WASHINGTON — A proposed U.S. Air Force weather satellite that service leaders said in March could launch as early as 2018 to help plug the gap between the current system and a new-generation capability is now scheduled to launch in 2021, the service said in a report to Congress.
The latest projected launch date raises new questions about the Air Force’s future weather satellite strategy, which has been in flux since the cancellation of a civil-military program in 2010.
Air Force leaders have discussed using the Weather Satellite Gapfiller, or WSGF, as a bridge between the legacy Defense Meteorological Satellite Program (DMSP) and the Weather Satellite Follow-on, which has had difficulty gaining traction on Capitol Hill.
As recently as this past March, Dave Madden, then-executive director of Air Force Space and Missile Systems Center in Los Angeles, which buys military space hardware, said the gap filler mission would launch “very quickly” and feature a government-furnished ocean-wind vector sensor aboard a commercially available satellite platform, or bus.
Since then the Air Force has formally turned the program over to its Operationally Responsive Space Office, whose purpose is to procure and field military space capabilities quickly in response to emerging needs.
But in a September report to Congress on ORS projects, the Air Force said the gap filler is now scheduled to launch in 2021 and that the program is “in the early stages of acquisition development.”
The report, titled “ORS Update to Congress,” offered few additional details about the program except to say it would be compatible with the Multi-Mission Satellite Operations Center (MMSOC), a satellite control architecture designed primarily for experimental missions.
U.S. lawmakers have long complained that the Air Force has not clearly communicated a plan for replacing the venerable DMSP system, whose legacy dates back to the 1960s.
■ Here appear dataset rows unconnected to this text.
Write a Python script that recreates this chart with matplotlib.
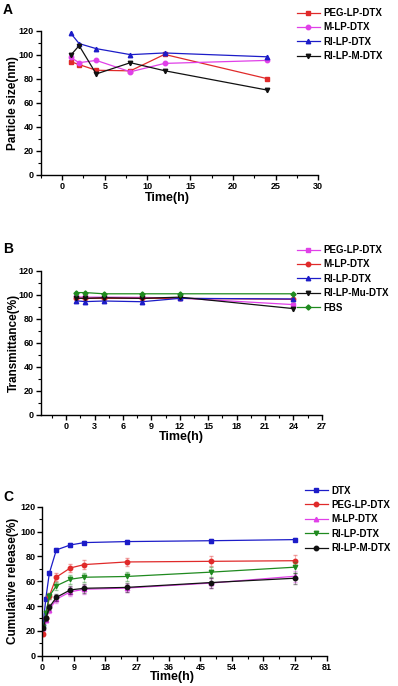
import matplotlib
matplotlib.use("Agg")
import matplotlib.pyplot as plt
from matplotlib.ticker import MultipleLocator

plt.rcParams['font.family'] = ['Liberation Sans', 'DejaVu Sans']
plt.rcParams['font.weight'] = 'bold'

# ---------------- Panel A data ----------------
tA = [1, 2, 4, 8, 12, 24]
A_labels = ['PEG-LP-DTX', 'M-LP-DTX', 'RI-LP-DTX', 'RI-LP-M-DTX']
A_peg = [94.5, 92.0, 87.3, 86.8, 100.5, 80.3]
A_m = [98.0, 93.6, 95.5, 86.0, 93.0, 95.5]
A_ri = [118.3, 109.5, 105.3, 100.3, 101.7, 98.5]
A_rim = [99.7, 107.8, 84.2, 93.6, 86.9, 70.8]

# ---------------- Panel B data ----------------
tB = [1, 2, 4, 8, 12, 24]
B_labels = ['PEG-LP-DTX', 'M-LP-DTX', 'RI-LP-DTX', 'RI-LP-Mu-DTX', 'FBS']
B_peg = [98.2, 98.0, 98.0, 97.8, 97.2, 91.8]
B_m = [97.0, 97.0, 97.0, 97.0, 97.0, 96.2]
B_ri = [95.0, 94.3, 94.8, 94.2, 97.0, 96.5]
B_rimu = [97.2, 97.0, 97.5, 97.0, 98.0, 88.5]
B_fbs = [101.8, 101.8, 100.8, 100.8, 100.8, 100.8]

# ---------------- Panel C data ----------------
tC = [0.25, 1, 2, 4, 8, 12, 24, 48, 72]
C_labels = ['DTX', 'PEG-LP-DTX', 'M-LP-DTX', 'RI-LP-DTX', 'RI-LP-M-DTX']
C_dtx = [25.0, 46.0, 66.4, 85.2, 89.2, 91.1, 91.9, 92.6, 93.5]
C_dtx_err = [1.5, 1.5, 1.5, 1.5, 1.5, 1.5, 1.5, 1.5, 1.5]
C_peg = [17.5, 30.0, 48.0, 63.3, 70.7, 73.4, 75.5, 76.0, 76.5]
C_peg_err = [1.5, 2.0, 2.5, 3.0, 3.5, 3.5, 3.5, 4.0, 4.5]
C_m = [22.0, 29.0, 37.0, 45.5, 51.5, 53.5, 54.5, 58.5, 64.0]
C_m_err = [1.5, 2.0, 2.5, 3.0, 3.5, 3.5, 3.5, 4.0, 4.5]
C_ri = [23.0, 34.0, 48.0, 56.3, 61.6, 63.2, 63.8, 67.3, 71.3]
C_ri_err = [1.5, 2.0, 2.5, 3.0, 3.5, 3.5, 3.5, 4.0, 4.5]
C_rim = [22.0, 30.0, 39.0, 47.0, 53.0, 54.3, 55.0, 58.9, 62.4]
C_rim_err = [1.5, 2.0, 2.5, 3.0, 3.5, 3.5, 3.5, 4.0, 4.5]

RED = '#e02a2a'
MAG = '#e040e8'
BLUE = '#1c1cc8'
BLACK = '#111111'
GREEN = '#1f8a1f'

W, H = 398, 686
fig = plt.figure(figsize=(W / 100, H / 100), dpi=100)


def px_axes(left, right, top, bottom):
    return fig.add_axes([left / W, 1 - bottom / H, (right - left) / W, (bottom - top) / H])


def style(ax, xmin, xlim, xticks):
    ax.spines['top'].set_visible(False)
    ax.spines['right'].set_visible(False)
    for s in ('left', 'bottom'):
        ax.spines[s].set_linewidth(1.0)
    ax.set_xlim(*xlim)
    ax.set_xticks(xticks)
    ax.xaxis.set_minor_locator(MultipleLocator(xmin))
    ax.set_ylim(0, 120)
    ax.set_yticks(range(0, 121, 20))
    ax.yaxis.set_minor_locator(MultipleLocator(10))
    ax.tick_params(which='major', direction='out', length=3.5, width=1, labelsize=6.5, pad=1.5)
    ax.tick_params(which='minor', direction='out', length=2, width=0.8)
    for lab in ax.get_xticklabels() + ax.get_yticklabels():
        lab.set_fontweight('bold')


def legend(ax, x, y):
    leg = ax.legend(loc='upper left', bbox_to_anchor=(x / W, 1 - y / H), bbox_transform=fig.transFigure,
                    frameon=False, fontsize=7, handlelength=2.35, handletextpad=0.4,
                    labelspacing=0.45, borderpad=0, borderaxespad=0)
    for t in leg.get_texts():
        t.set_fontweight('bold')
    return leg


def labels(ax, xl, yl, xc, yc):
    ax.set_xlabel(xl, fontsize=9, fontweight='bold')
    ax.set_ylabel(yl, fontsize=8.5, fontweight='bold')
    ax.xaxis.label.set_va('center')
    ax.xaxis.set_label_coords(*xc)
    ax.yaxis.set_label_coords(*yc)


lw = 0.9
ms = 3.2

# ---------------- Panel A ----------------
axA = px_axes(40.7, 318.3, 31, 175)
axA.plot(tA, A_peg, '-s', color=RED, lw=lw, ms=ms, label=A_labels[0])
axA.plot(tA, A_m, '-o', color=MAG, lw=lw, ms=ms, label=A_labels[1])
axA.plot(tA, A_ri, '-^', color=BLUE, lw=lw, ms=ms, label=A_labels[2])
axA.plot(tA, A_rim, '-v', color=BLACK, lw=lw, ms=ms, label=A_labels[3])
style(axA, 2.5, (-2.5, 30), range(0, 31, 5))
labels(axA, 'Time(h)', 'Particle size(nm)', (0.455, -0.16), (-0.078, 0.5))
legend(axA, 297, 8)
fig.text(3 / W, 1 - 3 / H, 'A', fontsize=10, fontweight='bold', va='top', ha='left')

# ---------------- Panel B ----------------
axB = px_axes(40.7, 321.7, 270.7, 415)
axB.plot(tB, B_peg, '-s', color=MAG, lw=lw, ms=ms, label=B_labels[0])
axB.plot(tB, B_m, '-o', color=RED, lw=lw, ms=ms, label=B_labels[1])
axB.plot(tB, B_ri, '-^', color=BLUE, lw=lw, ms=ms, label=B_labels[2])
axB.plot(tB, B_rimu, '-v', color=BLACK, lw=lw, ms=ms, label=B_labels[3])
axB.plot(tB, B_fbs, '-D', color=GREEN, lw=lw, ms=2.6, label=B_labels[4])
style(axB, 1.5, (-2.7, 27), range(0, 28, 3))
labels(axB, 'Time(h)', 'Transmittance(%)', (0.5, -0.152), (-0.074, 0.5))
legend(axB, 297, 245)
fig.text(3 / W, 1 - 242 / H, 'B', fontsize=10, fontweight='bold', va='top', ha='left')

# ---------------- Panel C ----------------
axC = px_axes(42.3, 326.7, 506.7, 655.7)
series = [
    (C_dtx, C_dtx_err, BLUE, 's', C_labels[0]),
    (C_peg, C_peg_err, RED, 'o', C_labels[1]),
    (C_m, C_m_err, MAG, '^', C_labels[2]),
    (C_ri, C_ri_err, GREEN, 'v', C_labels[3]),
    (C_rim, C_rim_err, BLACK, 'o', C_labels[4]),
]
for y, e, c, m, lab in series:
    axC.errorbar(tC, y, yerr=e, fmt='none', ecolor=c, elinewidth=0.5, capsize=1.2, alpha=0.45)
    axC.plot(tC, y, '-' + m, color=c, lw=lw, ms=ms, label=lab)
style(axC, 4.5, (0, 81), range(0, 82, 9))
labels(axC, 'Time(h)', 'Cumulative release(%)', (0.456, -0.143), (-0.082, 0.5))
legend(axC, 305, 485.5)
fig.text(3 / W, 1 - 490 / H, 'C', fontsize=10, fontweight='bold', va='top', ha='left')

fig.savefig('out.png', dpi=100)
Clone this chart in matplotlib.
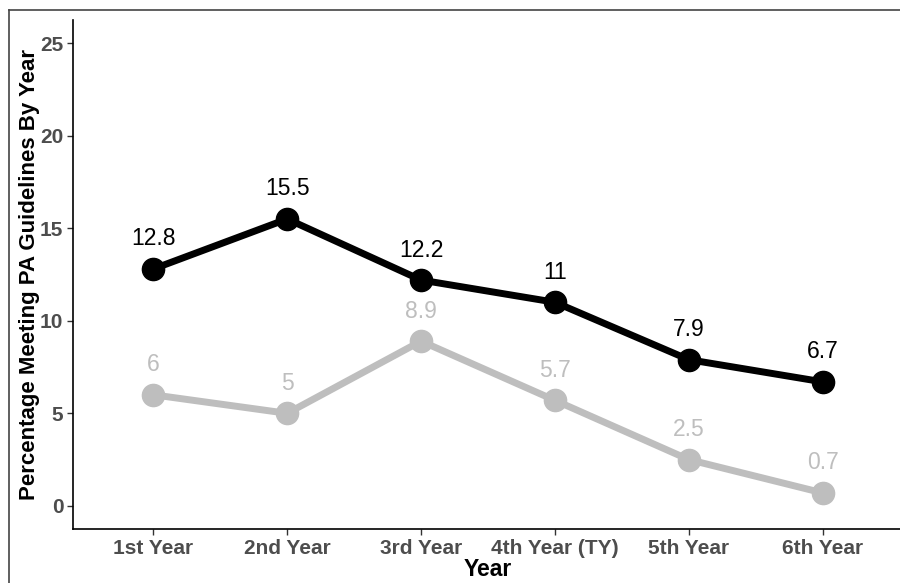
import numpy as np
import matplotlib.pyplot as plt
from matplotlib.lines import Line2D

years = ['1st Year', '2nd Year', '3rd Year', '4th Year (TY)', '5th Year', '6th Year']
black_vals = [12.8, 15.5, 12.2, 11, 7.9, 6.7]
grey_vals = [6, 5, 8.9, 5.7, 2.5, 0.7]
yticks = [0, 5, 10, 15, 20, 25]

plt.rcParams['font.family'] = ['Liberation Sans', 'DejaVu Sans']

fig = plt.figure(figsize=(9, 5.83), dpi=100)
ax = fig.add_axes([73 / 900, 54 / 583, 830 / 900, 509 / 583])

x = np.arange(len(years))
ax.plot(x, grey_vals, color='#bebebe', lw=5, marker='o', ms=16, zorder=2)
ax.plot(x, black_vals, color='black', lw=5, marker='o', ms=16, zorder=3)

for xi, v in zip(x, grey_vals):
    ax.annotate('%g' % v, (xi, v), xytext=(0, 30), textcoords='offset pixels',
                ha='center', va='center', fontsize=16.5, color='#bebebe')
for xi, v in zip(x, black_vals):
    ax.annotate('%g' % v, (xi, v), xytext=(0, 30), textcoords='offset pixels',
                ha='center', va='center', fontsize=16.5, color='black')

ax.set_xlim(-0.6, 5.6)
ax.set_ylim(-1.25, 26.25)
ax.set_xticks(x)
ax.set_xticklabels(years)
ax.set_yticks(yticks)
for lab in ax.get_xticklabels() + ax.get_yticklabels():
    lab.set_fontweight('bold')
    lab.set_color('#4d4d4d')
    lab.set_fontsize(15)
ax.tick_params(length=4, width=1, color='#333333', pad=3)
ax.spines['top'].set_visible(False)
ax.spines['right'].set_visible(False)
ax.spines['left'].set_linewidth(1.2)
ax.spines['bottom'].set_linewidth(1.2)
ax.set_xlabel('Year', fontsize=16.5, fontweight='bold', labelpad=0)
ax.set_ylabel('Percentage Meeting PA Guidelines By Year', fontsize=16,
              fontweight='bold', labelpad=0)

# frame of the screenshot
fig.add_artist(Line2D([9 / 900, 9 / 900], [0, 1 - 10 / 583], color='#444444', lw=1.2))
fig.add_artist(Line2D([9 / 900, 1], [1 - 10 / 583, 1 - 10 / 583], color='#444444', lw=1.2))

fig.savefig('out.png', dpi=100)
The last satellite in that series, DMSP-20, was built in the 1990s but whether it gets launched is an open issue between a skeptical Congress on one hand and the Air Force and White House on the other.
In budget documents released in February, the Air Force said the Weather Satellite Follow-on, yet to be defined beyond an initial satellite, would launch around 2021. But given the 2021 launch date assigned to the gap filler in the report, it would appear the Air Force now has a later schedule in mind for the operational mission.
The public affairs office at the Space and Missile Systems Center did not respond by press time to questions seeking clarification of the service’s future weather satellites.
The gapfiller is intended to provide ocean-wind data that currently comes from the U.S. Naval Research Laboratory’s Windsat satellite, which launched in 2003 and is expected to fail before the end of this year. The Air Force wants to launch a replacement “as soon as possible,” according to slides the service presented at a March 10 industry day.
Windsat’s main microwave polarmetric radiometer sensor was built in house by the Naval Research Laboratory in Washington.
Ocean wind speed and direction data also are one of three data products expected from the Weather Satellite Follow-on, the others being tropical cyclone intensity and charged particles in low Earth orbit with the potential to affect satellites.
The National Defense Authorization Act for 2016, finalized by Congress in late September, authorized $56 million for the Weather Satellite Follow-on, versus the Air Force’s request of $76 million. The measure fenced off $28 million of the authorized funding pending proof from the Pentagon that the satellite meets the military’s cloud characterization and in-theater forecasting requirements.
U.S. President Barack Obama vetoed that legislation over unrelated provisions Oct. 22. The House has scheduled a vote to try and override that veto for Nov. 5.